A new analysis by the Centers for Disease Control and Prevention released earlier this month shows the suicide rate among females aged 15 to 19 hit a 40-year high in 2015.

The new data from the CDC’s National Center for Health Statistics finds suicide rates doubled for females and rose by more than 30 percent for boys in the same age group between 2007 and 2015. 

The Keystone Oaks School District, just outside of Pittsburgh, has seen an increase in students needing mental health services over roughly that same period, according to Suzanne Lochie, the District’s Supervisor of Pupil Services. 

“We certainly have seen an increase in the mental health needs of our students over the last few years,” she said. “We have had school-based mental health therapists in our district for about 15 years. However, last year we decided to, instead of contracting with an agency, hire our own therapists so that we could have more time to provide the students with support services.”

The district has two licensed therapists.
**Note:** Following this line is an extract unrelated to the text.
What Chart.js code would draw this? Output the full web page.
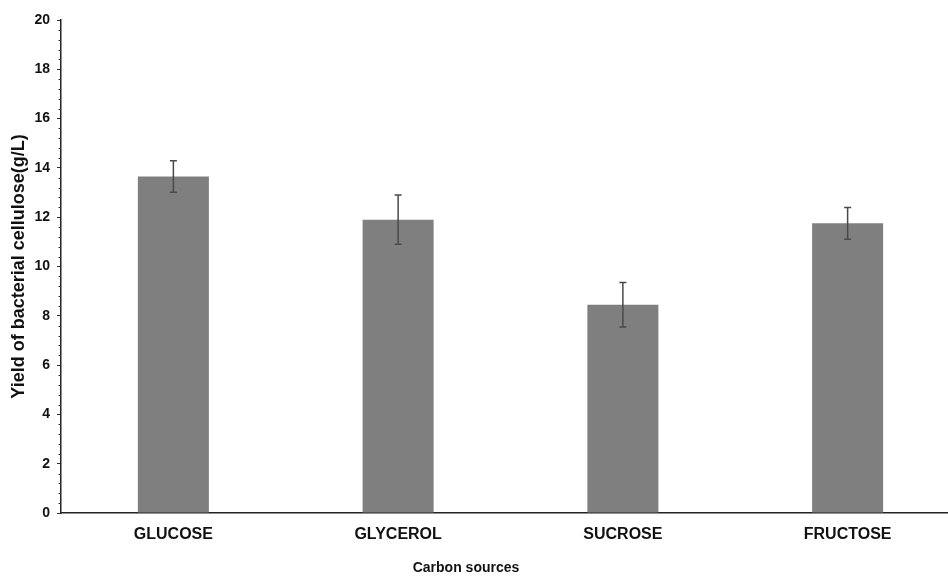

One who works with children at the elementary level and another assigned to the middle and high schools.

A 2014 State Law called Act 71 requires Pennsylvania schools to adopt youth suicide and prevention policies. Keystone Oaks determined bringing on full-time, mental health professionals was the way to go.

“Providing individual therapy to students,” Lochie said, “they are very knowledgeable about mental health issues and they provide different consultation services with the staff. They provide presentations to parents about different mental health topics including anxiety and depression.”

Lochie said the district has seen a rise in recent years of more families struggling financially and more reports of child abuse.

“Previously we had about 20 reports to Childline,” she said. “The next year we had about 40. Last year, we had about 87 different reports. They’re not all investigated but certainly, there have been a lot of red flags for us here.”

According to the CDC, suicide is second only to accidents as the leading cause of death among teenagers in the U.S. One resource is the National Suicide Prevention Hotline at 1-800-273-8255.